My father, Peter Cubbage, who has died aged 91, was a leading gas forensic research scientist. He led a team that was responsible, among other things, for pioneering the flame-release chamber, a safety innovation used in offshore oil rigs and pipelines, which was compared to the miners’ Davy lamp for its significance.
He was appointed by the crown in 1988 to write the report into what happened during the first two seconds of the Piper Alpha rig explosion.
Peter was born in Bermondsey, London, the son of Wilfred, a tax inspector, and Doris, and brought up in Beckenham, Kent. He went to Emanuel school, Wandsworth. During the early years of the second world war, the whole family, including Peter and his sister, Jane, were evacuated with the Inland Revenue to Llandudno.
Following wartime service as a radar officer in the Royal Navy, Peter studied at Queen Mary College, London. He began his career at the Gas Research Board in Beckenham, moving to the new Gas Council research station in Solihull in 1953. There he became manager of the special projects division, which used test sites to carry out what he always described as his favourite part of the work: playing with his “personal chemistry set”. The principal focus was how to contain flames and eradicate explosions. This necessarily involved carrying out controlled explosions.

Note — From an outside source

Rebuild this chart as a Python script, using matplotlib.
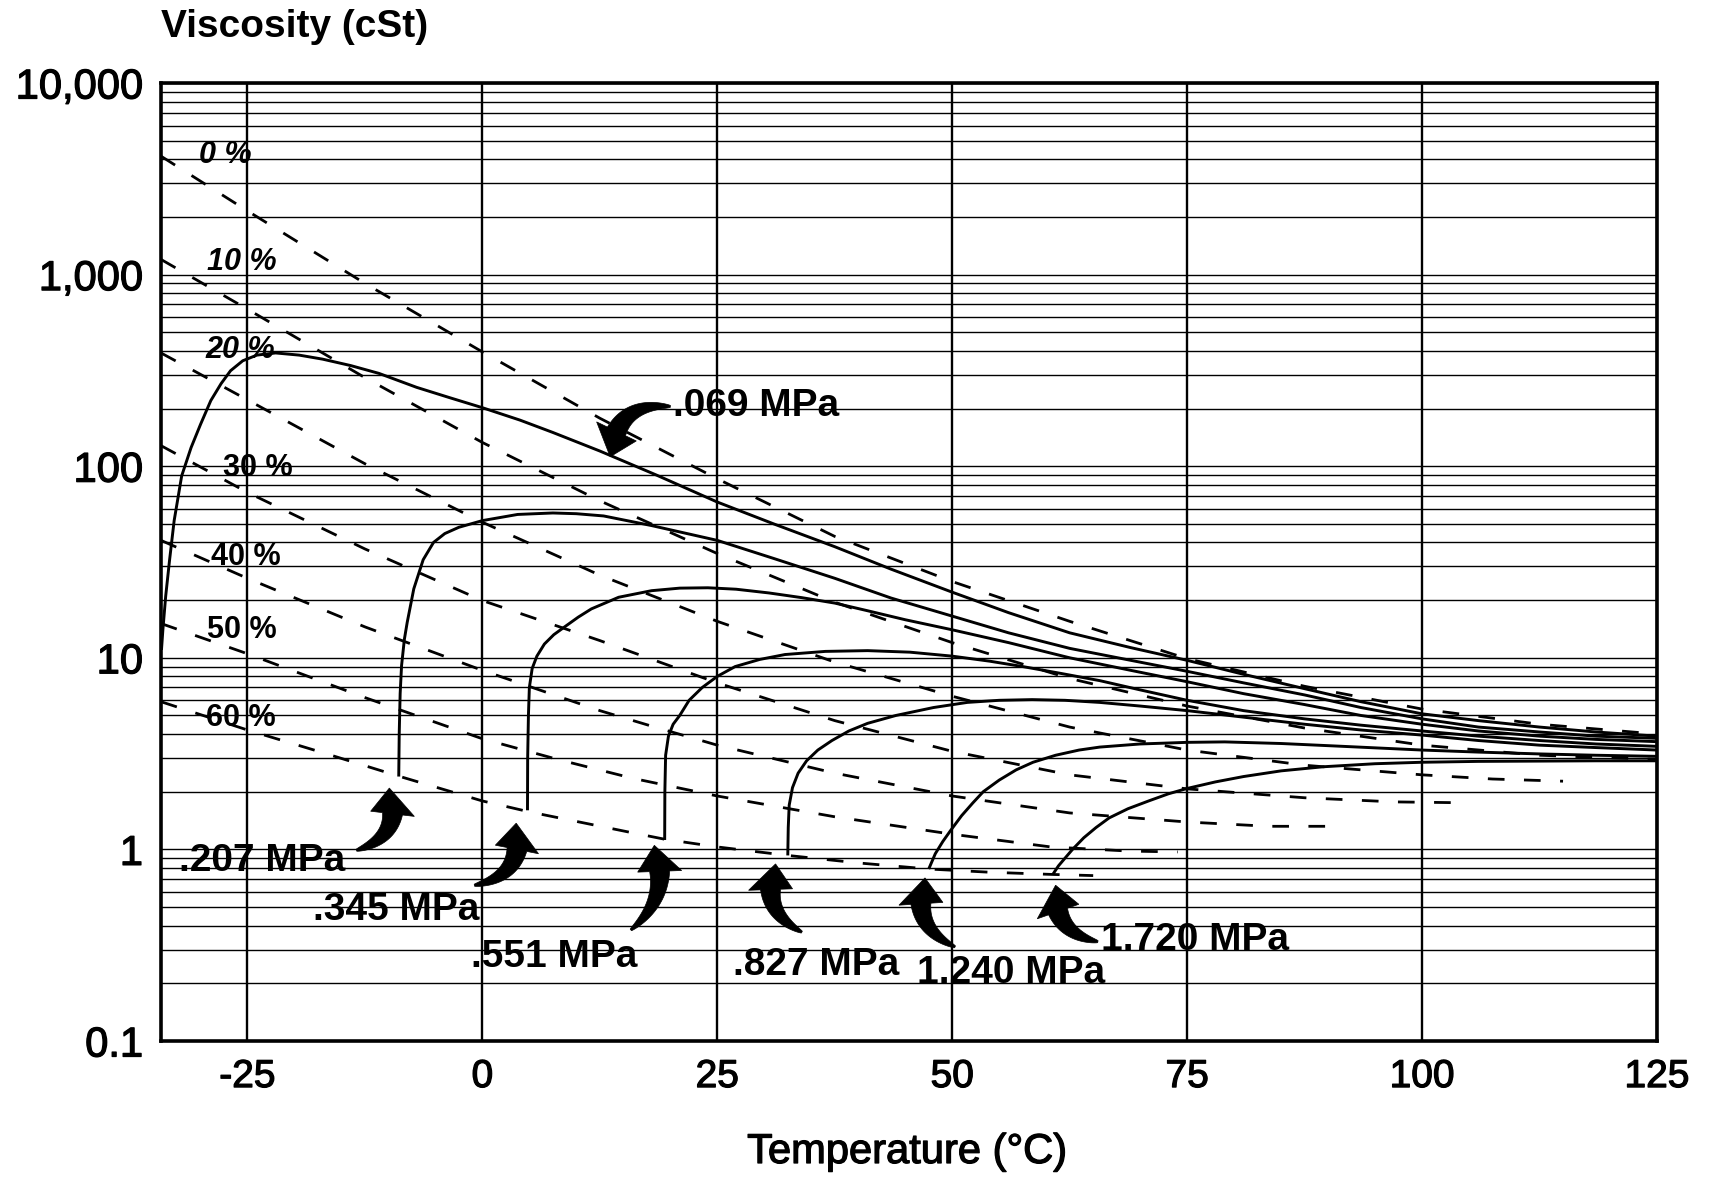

For 20 years, Peter and his team were the first to be called to gas explosions, in the UK and occasionally Europe. Their first major investigation was in 1968, when an explosion in Ronan Point tower block, Newham, east London, killed four people and injured many more. They thought that the poor construction of Ronan Point had caused a progressive collapse, and that future buildings should employ a new method whereby bricks were bridged over. As part of their investigations, and helped by the Brick Development Association, they built a three-storey block of flats to help them prove their case.
In 1987, Peter was appointed MBE for services to the gas industry, which included many years of touring schools and colleges nationwide presenting a lecture called “Science of Flame”, famous among its audiences for spectacular pyrotechnics that would probably see it outlawed nowadays.
A keen sportsman, Peter had represented Kent at table tennis in his youth, partnering for a while the British champion Chester Barnes.
He married Jean McOwan in 1954, and they settled in the village of Hampton-in–Arden, in the West Midlands, where Peter lived until his death.
He is survived by Jean, his three children, Andrew, Sally and me, and five grandchildren, Alistair, Matthew, Aliya, Stanley and Betty.